Sunday, December 4, 2011

Joe Fresh: Intarsia Insider?


I confess: some mornings when I wake at 6, put on my running clothes in a hurry before going downstairs to get my three children off to school, I just might be wearing some of my garments inside out.  And when I return from my run and realize my style slip, I have a good laugh at myself.

Joe Fresh, the clothing line for the Canadian grocery store Loblaws, has recently taken this inside-out dressing to the check-out counter with its collection of Nordic sweaters. 

The above three sweaters on the right are knit in what I'd call a traditional style, but the two on the left (and the red-and-white one displays this characteristic more clearly) look to me like the inside of the sweaters on the right.

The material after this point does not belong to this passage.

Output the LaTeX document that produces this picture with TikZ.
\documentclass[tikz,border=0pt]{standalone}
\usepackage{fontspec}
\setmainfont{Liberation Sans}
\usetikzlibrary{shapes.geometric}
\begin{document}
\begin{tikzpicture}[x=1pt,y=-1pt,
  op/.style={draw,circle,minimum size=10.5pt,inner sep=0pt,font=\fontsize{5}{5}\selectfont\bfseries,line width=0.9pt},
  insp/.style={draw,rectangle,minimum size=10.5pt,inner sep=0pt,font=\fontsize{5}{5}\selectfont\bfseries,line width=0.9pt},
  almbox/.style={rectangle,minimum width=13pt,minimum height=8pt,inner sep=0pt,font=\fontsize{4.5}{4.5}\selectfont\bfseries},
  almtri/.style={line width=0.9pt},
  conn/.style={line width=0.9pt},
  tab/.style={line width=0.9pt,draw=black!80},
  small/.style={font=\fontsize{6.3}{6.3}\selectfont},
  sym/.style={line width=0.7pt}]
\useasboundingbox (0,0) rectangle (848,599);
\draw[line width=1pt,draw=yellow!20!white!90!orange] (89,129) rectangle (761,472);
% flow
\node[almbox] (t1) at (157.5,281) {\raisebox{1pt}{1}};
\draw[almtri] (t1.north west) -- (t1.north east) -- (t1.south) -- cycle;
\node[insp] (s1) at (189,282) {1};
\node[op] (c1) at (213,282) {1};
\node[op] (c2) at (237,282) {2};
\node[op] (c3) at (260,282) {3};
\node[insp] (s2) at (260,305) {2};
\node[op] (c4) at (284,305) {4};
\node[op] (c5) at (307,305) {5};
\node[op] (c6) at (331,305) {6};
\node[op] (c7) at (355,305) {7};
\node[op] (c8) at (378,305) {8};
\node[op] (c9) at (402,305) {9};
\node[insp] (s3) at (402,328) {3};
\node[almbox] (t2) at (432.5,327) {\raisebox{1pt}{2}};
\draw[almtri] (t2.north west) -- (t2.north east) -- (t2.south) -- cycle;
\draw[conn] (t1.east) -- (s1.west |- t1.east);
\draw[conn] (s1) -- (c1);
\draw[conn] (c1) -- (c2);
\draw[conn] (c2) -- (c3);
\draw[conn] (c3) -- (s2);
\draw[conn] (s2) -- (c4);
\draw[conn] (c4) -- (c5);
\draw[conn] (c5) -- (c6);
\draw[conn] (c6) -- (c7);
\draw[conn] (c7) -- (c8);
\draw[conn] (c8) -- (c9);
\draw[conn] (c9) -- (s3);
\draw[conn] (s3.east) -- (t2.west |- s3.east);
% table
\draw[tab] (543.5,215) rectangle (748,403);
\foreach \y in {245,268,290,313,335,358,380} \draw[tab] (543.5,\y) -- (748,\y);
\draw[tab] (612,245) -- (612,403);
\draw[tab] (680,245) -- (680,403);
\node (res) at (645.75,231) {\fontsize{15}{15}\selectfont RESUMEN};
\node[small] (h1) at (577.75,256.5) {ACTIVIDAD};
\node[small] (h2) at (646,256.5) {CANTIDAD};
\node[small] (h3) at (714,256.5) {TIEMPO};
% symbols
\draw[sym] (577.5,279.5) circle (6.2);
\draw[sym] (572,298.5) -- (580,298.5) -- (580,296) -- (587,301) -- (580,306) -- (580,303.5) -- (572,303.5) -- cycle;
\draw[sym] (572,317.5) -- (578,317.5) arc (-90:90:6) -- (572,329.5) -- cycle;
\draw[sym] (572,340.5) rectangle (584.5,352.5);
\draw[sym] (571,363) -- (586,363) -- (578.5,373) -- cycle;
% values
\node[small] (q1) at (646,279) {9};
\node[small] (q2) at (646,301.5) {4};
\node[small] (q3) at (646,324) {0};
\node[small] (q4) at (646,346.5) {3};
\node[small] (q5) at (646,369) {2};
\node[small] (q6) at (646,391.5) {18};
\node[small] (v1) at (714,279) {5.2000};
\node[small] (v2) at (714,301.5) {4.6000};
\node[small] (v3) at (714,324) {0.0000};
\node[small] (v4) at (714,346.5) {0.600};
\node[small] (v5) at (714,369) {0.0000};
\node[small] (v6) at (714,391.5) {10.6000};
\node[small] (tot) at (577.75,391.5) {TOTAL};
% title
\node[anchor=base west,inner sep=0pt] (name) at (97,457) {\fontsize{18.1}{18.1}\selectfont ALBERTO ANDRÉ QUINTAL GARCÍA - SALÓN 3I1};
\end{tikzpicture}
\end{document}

(As a reference point, I'm thinking of the inside of my own intarsia black sheep sweater a la Princess Diana.) Brilliant knitter-readers are cordially invited to tell me the proper terminology for this inside-out stitch/look.

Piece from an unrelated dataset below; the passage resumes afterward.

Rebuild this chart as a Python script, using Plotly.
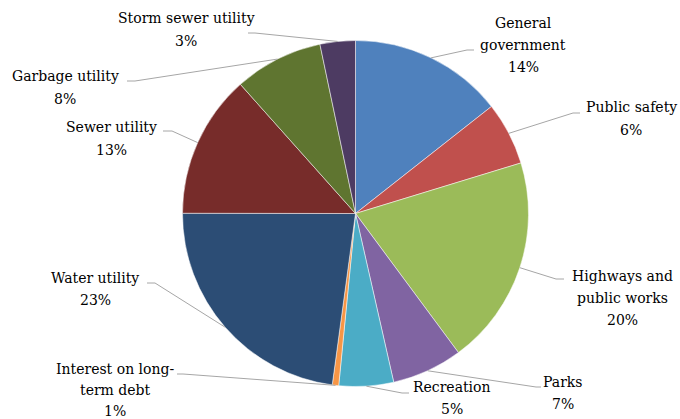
import math
import plotly.graph_objects as go

categories = ["General government", "Public safety", "Highways and public works", "Parks",
              "Recreation", "Interest on long-term debt", "Water utility", "Sewer utility",
              "Garbage utility", "Storm sewer utility"]
values = [14.4, 5.9, 19.6, 6.6, 5.1, 0.6, 22.9, 13.4, 8.3, 3.3]
label_lines = [["General", "government", "14%"], ["Public safety", "6%"],
               ["Highways and", "public works", "20%"], ["Parks", "7%"], ["Recreation", "5%"],
               ["Interest on long-", "term debt", "1%"], ["Water utility", "23%"],
               ["Sewer utility", "13%"], ["Garbage utility", "8%"], ["Storm sewer utility", "3%"]]
colors = ["#4F81BD", "#C0504D", "#9BBB59", "#8064A2", "#4BACC6", "#F79646",
          "#2C4D75", "#772C2A", "#5F7530", "#4D3B62"]

W, H = 680, 419
CX, CY, R = 355.5, 213.5, 173
label_pos = [(523, 23, 22), (631, 107, 23), (622, 276, 22), (563, 382, 22), (452, 387, 22),
             (115, 369, 21), (95, 278, 22), (111, 127, 23), (65, 76, 23), (186, 18, 23)]
elbows = [((467, 50), (474, 50)), ((573, 113), (580, 113)), ((556, 279), (564, 279)),
          ((536, 387), (541, 387)), ((402, 393), (409, 393)), ((183, 374), (177, 374)),
          ((155, 283), (147, 283)), ((172, 131), (163, 131)), ((135, 81), (127, 81)),
          ((255, 33), (248, 33))]
FONT = "DejaVu Serif"

fig = go.Figure(go.Pie(
    labels=categories, values=values, sort=False, direction="clockwise", rotation=0,
    marker=dict(colors=colors, line=dict(color="white", width=0.5)),
    textinfo="none", hoverinfo="label+percent", showlegend=False,
    domain=dict(x=[(CX - R) / W, (CX + R) / W], y=[1 - (CY + R) / H, 1 - (CY - R) / H]),
))

def px(x):
    return x / W

def py(y):
    return 1 - y / H

total = sum(values)
cum = 0
annotations = []
shapes = []
for i, v in enumerate(values):
    mid = (cum + v / 2) / total * 2 * math.pi
    cum += v
    ax = CX + R * math.sin(mid)
    ay = CY - R * math.cos(mid)
    (ex, ey), (hx, hy) = elbows[i]
    shapes.append(dict(type="path", xref="paper", yref="paper",
                       path=f"M {px(ax)} {py(ay)} L {px(ex)} {py(ey)} L {px(hx)} {py(hy)}",
                       line=dict(color="#A6A6A6", width=1)))
    tx, ty, gap = label_pos[i]
    for j, line in enumerate(label_lines[i]):
        annotations.append(dict(text=line, x=px(tx), y=py(ty + j * gap), xref="paper",
                                yref="paper", xanchor="center", yanchor="middle",
                                showarrow=False,
                                font=dict(family=FONT, size=14, color="#000000")))

fig.update_layout(width=W, height=H, margin=dict(l=0, r=0, t=0, b=0),
                  paper_bgcolor="white", plot_bgcolor="white",
                  font=dict(family=FONT),
                  annotations=annotations, shapes=shapes)
fig.write_html("out.html")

Imagine the inside of this sweater.

Joe Fresh's sweaters are a tad too "holiday festive" for this Canadian, but it I were to wear the red one on the left, I might try it inside out.  On purpose.

2 comments:

materfamilias said...

Hmmm, I wouldn't call these JoeFresh sweaters intarsia, although I could be wrong. I think of intarsia as used for large areas of colourwork in a sea of another colour -- that is, the distance between two stitches of the same colour is too far to traverse and still keep the "floating" stitches anchored.
I'd have to look more closely at the sheep sweater -- personally, if I knit this, I'd be trying to find a way to do FairIsle colourwork, carrying the contrasting colours around. But this may be because I quite dislike knitting Intarsia and haven't done so for decades! In fact, the last time I did was late 80s when I knit my daughter one of those long sweaters in style at the time, patterned with -- you guessed it! a sheep. . .

Miss Cavendish said...

So maybe this is inside-out Fair Isle, and I'll have to rethink my alliteration?